Clear in his own conservative philosophy, Minogue saw no value in the concept of the politically correct, resulting in a legacy of archival papers which make for fascinating – sometimes shocking – reading. This is part of the collection’s unique value; in addition to giving access to Minogue’s extensive scholarship, these papers offer an outstanding insight into the changing fortunes of conservative ideas and perspectives, which remain influential in politics today.
Miriam Buncombe
Project Archivist
This is the stuff of history, though in this case known mostly to those in academia. His thoughts on what is the the purview of universities and what is not, could well be applied to our situation in the world today, especially the United States where I live, where woke and liberal (even Marxist) policies not only are invading campuses, but have even originated there. Universities should give students the grist for thinking, developing new ideas, challenging their thinking, and never be indoctrination machines. Would that his energy and voice inform the policies we face today -- even his even-handed discourse with other, often opposing, writers, economists, and university professors.

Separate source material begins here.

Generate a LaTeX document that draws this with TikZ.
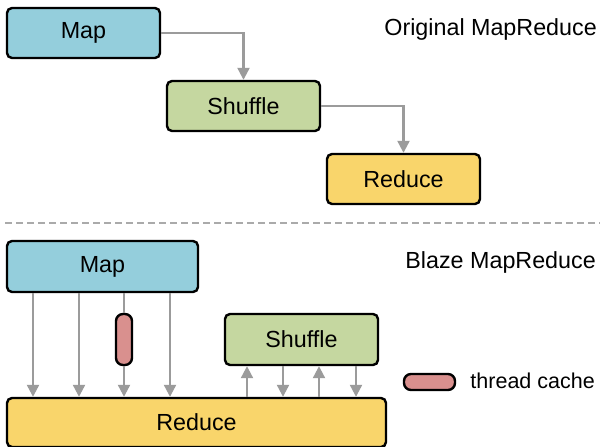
\documentclass[tikz,border=0pt]{standalone}
\usepackage{fontspec}
\setmainfont{Liberation Sans}
\usetikzlibrary{arrows.meta,calc}
\definecolor{mapc}{HTML}{94CEDC}
\definecolor{shufc}{HTML}{C5D7A0}
\definecolor{redc}{HTML}{F9D56B}
\definecolor{cachec}{HTML}{D9908E}
\definecolor{arrc}{HTML}{9B9B9B}
\definecolor{dashc}{HTML}{AAAAAA}
\tikzset{
  box/.style={draw=black, line width=2.4pt, rounded corners=5pt, inner sep=0pt, font=\fontsize{23.3}{27}\selectfont},
  pill/.style={draw=black, line width=2.4pt, rounded corners=7pt, fill=cachec, inner sep=0pt},
  arr/.style={draw=arrc, line width=2.2pt, -{Triangle[width=12pt,length=12pt]}},
  plain/.style={draw=arrc, line width=2.2pt},
  lbl/.style={font=\fontsize{23.3}{27}\selectfont, inner sep=0pt}
}
\begin{document}
\begin{tikzpicture}[x=1pt,y=-1pt]
\useasboundingbox (0,0) rectangle (600,447);
% top section
\node[box, fill=mapc, minimum width=153pt, minimum height=50pt] (map1) at (83.5,33) {Map};
\node[box, fill=shufc, minimum width=153pt, minimum height=50pt] (shuf1) at (243.5,106) {Shuffle};
\node[box, fill=redc, minimum width=153pt, minimum height=50pt] (red1) at (403.5,179) {Reduce};
\draw[arr] (map1.east) -| (shuf1.north);
\draw[arr] (shuf1.east) -| (red1.north);
\node[lbl, anchor=base east] (t1) at (597,35) {Original MapReduce};
% separator
\coordinate (d1) at (5,223);
\coordinate (d2) at (600,223);
\draw[dashc, line width=2pt, dash pattern=on 7pt off 4pt] (d1) -- (d2);
% bottom section
\node[box, fill=mapc, minimum width=191pt, minimum height=51pt] (map2) at (102.5,266.5) {Map};
\node[box, fill=redc, minimum width=379pt, minimum height=49pt] (red2) at (196.5,422.5) {Reduce};
\node[box, fill=shufc, minimum width=153pt, minimum height=51pt] (shuf2) at (301.5,339.5) {Shuffle};
\node[pill, minimum width=16pt, minimum height=51pt] (cache) at (124,339.5) {};
\node[lbl, anchor=base east] (t2) at (596,268) {Blaze MapReduce};
\node[pill, minimum width=51pt, minimum height=16pt] (leg) at (429.5,382) {};
\node[lbl, anchor=base east, font=\fontsize{21.5}{25}\selectfont] (t3) at (595,388) {thread cache};
% map -> reduce arrows
\coordinate (a1) at (33,0);
\coordinate (a2) at (79,0);
\coordinate (a4) at (170,0);
\draw[arr] (map2.south -| a1) -- (red2.north -| a1);
\draw[arr] (map2.south -| a2) -- (red2.north -| a2);
\draw[arr] (map2.south -| a4) -- (red2.north -| a4);
\draw[plain] (map2.south -| cache.north) -- (cache.north);
\draw[arr] (cache.south) -- (red2.north -| cache.south);
% reduce <-> shuffle
\coordinate (b1) at (247,0);
\coordinate (b2) at (283,0);
\coordinate (b3) at (319,0);
\coordinate (b4) at (356,0);
\draw[arr] (red2.north -| b1) -- (shuf2.south -| b1);
\draw[arr] (shuf2.south -| b2) -- (red2.north -| b2);
\draw[arr] (red2.north -| b3) -- (shuf2.south -| b3);
\draw[arr] (shuf2.south -| b4) -- (red2.north -| b4);
\end{tikzpicture}
\end{document}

An interesting man, a giant in fact, whose shadow when it passed by one healed one of the greatest afflictions of our time "ideology." I remember it was either him or Lord Carrington who flitted around a gathering of Australian Young Liberals roundabout the time of the murder of Lord Mountbatten (from my memory.). Or maybe Minogue came later when he might have been talking (no doubt under the Ghandi like tolerant sufferance of the majority of the paid staff members there) when I was at one of the various local Universities in Sydney that I occasionally attended. I remember that both men, Carrington and Minogue, one more the theorist, the other more the practitioner, that the key about both of them was that there wasn't much difference between either of them in either of those roles There was desire, from both of them to not to try to practice 'rationalism in politics' nor preach it nor teach it If only there were more around like them today!